- Bennington Township, Minnesota Location within the state of Minnesota Bennington Township, Minnesota Bennington Township, Minnesota (the United States)
- Coordinates: 43°38′15″N 92°29′58″W﻿ / ﻿43.63750°N 92.49944°W
- Country: United States
- State: Minnesota
- County: Mower

Area
- • Total: 36.1 sq mi (93.6 km^{2})
- • Land: 36.1 sq mi (93.6 km^{2})
- • Water: 0 sq mi (0.0 km^{2})
- Elevation: 1,381 ft (421 m)

Population (2000)
- • Total: 178
- • Density: 4.9/sq mi (1.9/km^{2})
- Time zone: UTC-6 (Central (CST))
- • Summer (DST): UTC-5 (CDT)
- ZIP code: 55936
- Area code: 507
- FIPS code: 27-05176
- GNIS feature ID: 0663568

= Bennington Township, Mower County, Minnesota =

Bennington Township (formerly called Andover Township) is a township in Mower County, Minnesota, United States. The population was 178 at the 2000 census. All areas and population centers of the township are unincorporated areas. It was named for Bennington, Vermont, the site of a battle in the American Revolutionary War (the Battle of Bennington).

== History ==
A group of men from New York, who arrived in the spring of 1856, were the first settlers in Bennington Township. When Minnesota became a state in 1858, Bennington Township had not yet been organized. Therefore, until it was organized as a township in 1860, the northern part was included in Frankford Township and the southern part was part of Le Roy Township. The first township meeting was held in 1860 and the voters elected a chairman of the board, two supervisors, a justice of the peace and an assessor. Bennington and Clayton are still the least populated townships of the county with 178 people each.

==Geography==
According to the United States Census Bureau, the township has a total area of 36.1 sqmi, all land.

==Demographics==
As of the census of 2000, there were 178 people, 64 households, and 54 families residing in the township. The population density was 4.9 PD/sqmi. There were 66 housing units at an average density of 1.8 /sqmi. The racial makeup of the township was 99.44% White, and 0.56% from two or more races.
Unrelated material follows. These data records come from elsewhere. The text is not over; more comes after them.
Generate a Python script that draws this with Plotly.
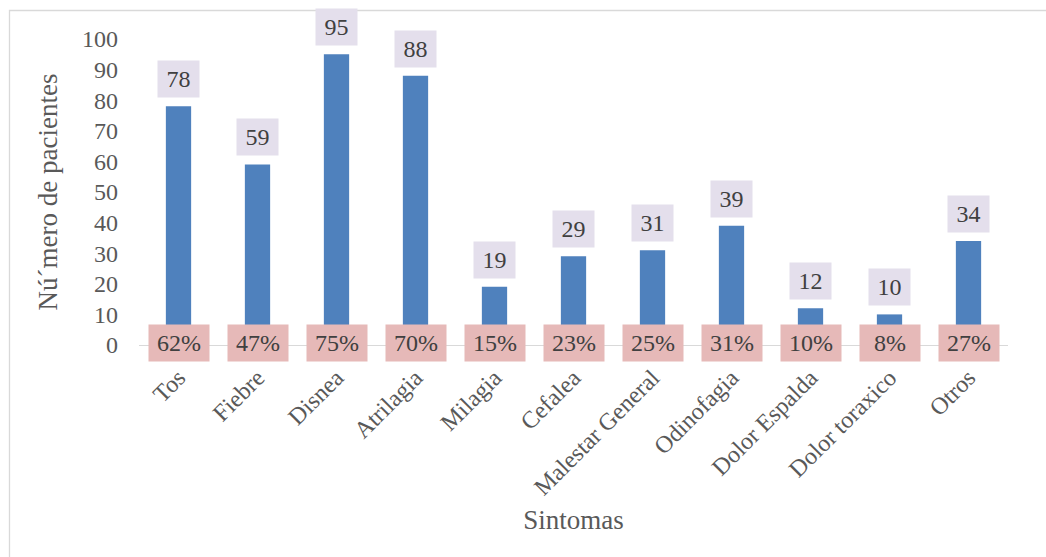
import plotly.graph_objects as go

# Síntomas registrados y número de pacientes
sintomas = ["Tos", "Fiebre", "Disnea", "Atrilagia", "Milagia", "Cefalea",
            "Malestar General", "Odinofagia", "Dolor Espalda", "Dolor toraxico", "Otros"]
pacientes = [78, 59, 95, 88, 19, 29, 31, 39, 12, 10, 34]
porcentajes = [62, 47, 75, 70, 15, 23, 25, 31, 10, 8, 27]
y_ticks = [0, 10, 20, 30, 40, 50, 60, 70, 80, 90, 100]

FONT = "Liberation Serif, Times New Roman, serif"
W, H = 1046, 557
ML, MR, MT, MB = 139, 38, 39, 212
PW, PH = W - ML - MR, H - MT - MB


def px_to_paper_x(px):
    return (px - ML) / PW


def px_to_paper_y(py):
    return (H - MB - py) / PH


fig = go.Figure()
fig.add_trace(go.Bar(
    x=sintomas,
    y=pacientes,
    marker=dict(color="#4f81bd", line=dict(width=0)),
    width=0.32,
    hoverinfo="x+y",
))

annotations = []
for s, v, p in zip(sintomas, pacientes, porcentajes):
    # value box above each bar
    annotations.append(dict(
        x=s, y=v, xref="x", yref="y",
        text=str(v), showarrow=False,
        yanchor="bottom", yshift=8,
        width=41, height=36, borderpad=0,
        bgcolor="#e4dfec",
        font=dict(family=FONT, size=24, color="#404040"),
    ))
    # percentage box on the baseline
    annotations.append(dict(
        x=s, y=0, xref="x", yref="y",
        text=f"{p}%", showarrow=False,
        yanchor="middle", yshift=2,
        width=60, height=36, borderpad=0,
        bgcolor="#e6b9b8",
        font=dict(family=FONT, size=24, color="#404040"),
    ))

# chart-area border (left and top edges)
shapes = [dict(
    type="rect", xref="paper", yref="paper",
    x0=px_to_paper_x(9.5), y0=px_to_paper_y(H + 5),
    x1=px_to_paper_x(W + 5), y1=px_to_paper_y(10.5),
    line=dict(color="#d9d9d9", width=1.3),
    fillcolor="rgba(0,0,0,0)", layer="below",
)]

fig.update_layout(
    width=W, height=H,
    margin=dict(l=ML, r=MR, t=MT, b=MB, pad=0),
    paper_bgcolor="white", plot_bgcolor="white",
    showlegend=False,
    bargap=0.68,
    annotations=annotations,
    shapes=shapes,
    font=dict(family=FONT, color="#595959"),
)
fig.update_xaxes(
    showgrid=False, zeroline=False,
    showline=True, linecolor="#d9d9d9", linewidth=1.3,
    ticks="", tickangle=-45, ticklabelstandoff=8,
    tickfont=dict(family=FONT, size=24, color="#595959"),
    title=dict(text="Sintomas", font=dict(family=FONT, size=27, color="#595959"), standoff=10),
)
fig.update_yaxes(
    range=[0, 100],
    tickvals=y_ticks,
    showgrid=False, zeroline=False, showline=False,
    ticks="", ticklabelstandoff=20,
    tickfont=dict(family=FONT, size=24, color="#595959"),
    title=dict(text="Nú´mero de pacientes", font=dict(family=FONT, size=27, color="#595959"), standoff=16),
)
fig.update_traces(cliponaxis=False)

fig.write_html("out.html")
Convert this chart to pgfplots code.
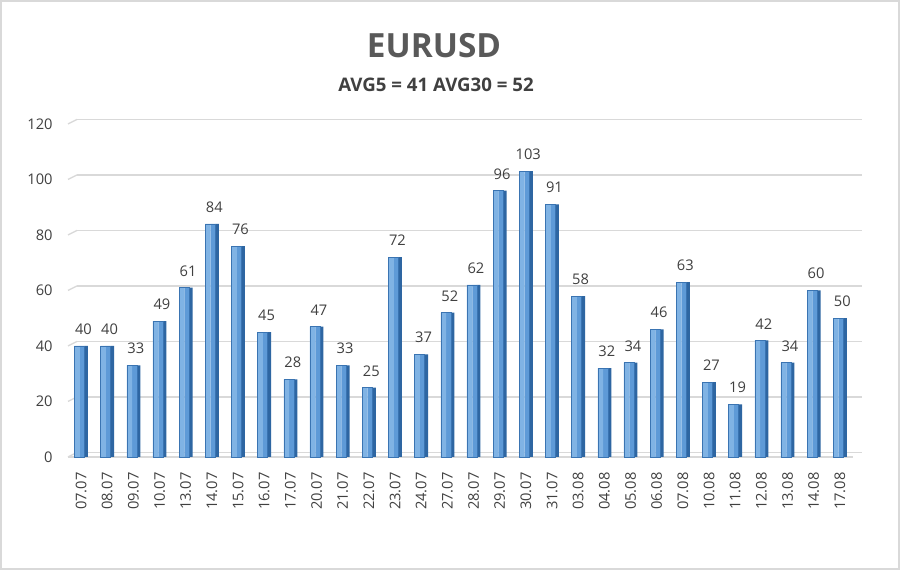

There were 64 households, out of which 32.8% had children under the age of 18 living with them, 71.9% were married couples living together, 9.4% had a female householder with no husband present, and 14.1% were non-families. 9.4% of all households were made up of individuals, and 1.6% had someone living alone who was 65 years of age or older. The average household size was 2.78 and the average family size was 3.00.

In the township the population was spread out, with 27.5% under the age of 18, 7.9% from 18 to 24, 31.5% from 25 to 44, 20.2% from 45 to 64, and 12.9% who were 65 years of age or older. The median age was 36 years. For every 100 females, there were 111.9 males. For every 100 females age 18 and over, there were 104.8 males.

The median income for a household in the township was $50,833, and the median income for a family was $52,083. Males had a median income of $40,250 versus $19,107 for females. The per capita income for the township was $24,386. About 5.1% of families and 8.4% of the population were below the poverty line, including 18.8% of those under the age of eighteen and none of those 65 or over.

==Cemetery==
- Angell Cemetery is located in section 31 of the township.